Summit Properties was confirmed on Friday as the buyer of more than 5,100 apartments from Pinnacle Group. Summit will pay $451.3 million for the mostly rent-stabilized portfolio.
The hearing marks the end of a weekslong battle, with Joel Weiner’s Pinnacle and Summit on one side and Mayor Zohran Mamdani’s administration and tenants on the other. The latter group tried unsuccessfully to stop, pause and delay the sale, hoping for a tenant-aligned bidder or concessions from Summit.
The result came another stop-and-start conflict elsewhere in New York court.
Three of New York’s biggest real estate players started the week by gearing up for the foreclosure auction for the controlling entity of Worldwide Plaza slated for January 15.

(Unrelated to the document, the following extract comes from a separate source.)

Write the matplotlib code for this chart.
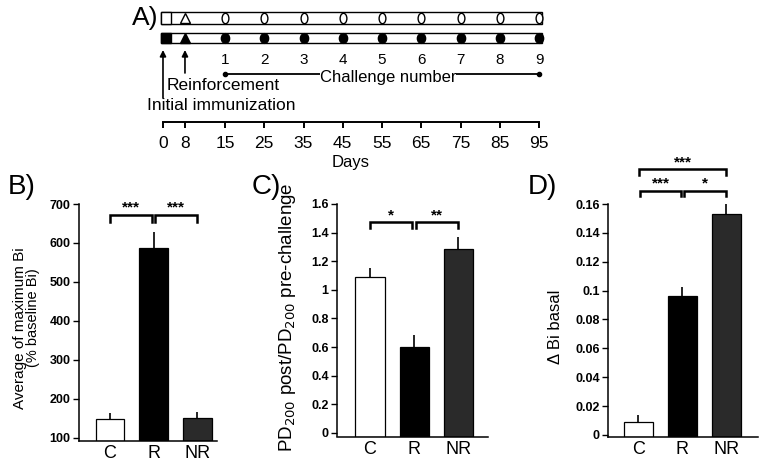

SL Green and RXR threw a wrench into the process on Tuesday, when the firms sued to block the sale. The companies claimed the proposed auction was structured to chill bidding and steer the asset to Gary Barnett’s Extell Development, amounting to a “sham” designed to wrest control of the Midtown office complex without a fair, competitive process.
On Wednesday, a Manhattan judge hit pause on the UCC sale. The decision postpones the auction until Jan. 29 and keeps the current ownership structure in place for now.
New York might have been under a winter chill this week, but real estate news came in fast and hot. Here’s some of the week’s other big stories.
Mamdani’s housing czar on rent freeze, bad landlords and striking balance between pro-development and pro-tenant agendas
The Real Deal sat down with Leila Bozor, the newly-appointed deputy mayor of housing and planning. She said the administration is prioritizing an aggressive push for new housing development and enhanced tenant protections, including with the relaunched Office to Protect Tenants.
Manhattan rents reach second-highest on record
December added to Manhattan’s streak of record rents. Median rent for a brokered, market-rate lease in Manhattan was $4,720, the second-highest number on record, according to a new report from Miller Samuel for Douglas Elliman.
Arbitrator finds “self-dealing” developer owes $22M
New York developer Mitchel Maidman was ordered to pay $22 million in damages after his former partner, Ofer Resles, accused him of diverting penthouse‑sale proceeds for personal benefit, despite their 50/50 ownership agreement.
Rihanna’s hopeless retail place
Rihanna hasn’t put in the work, work, work, work, work, work at 182 Flatbush.
Signs of progress have been nonexistent beyond a sign reading “Savage x Fenty Signature Script Collection” observed at the site in 2024. Alas, no one secured a permit for the advertisement, resulting in an ECB violation.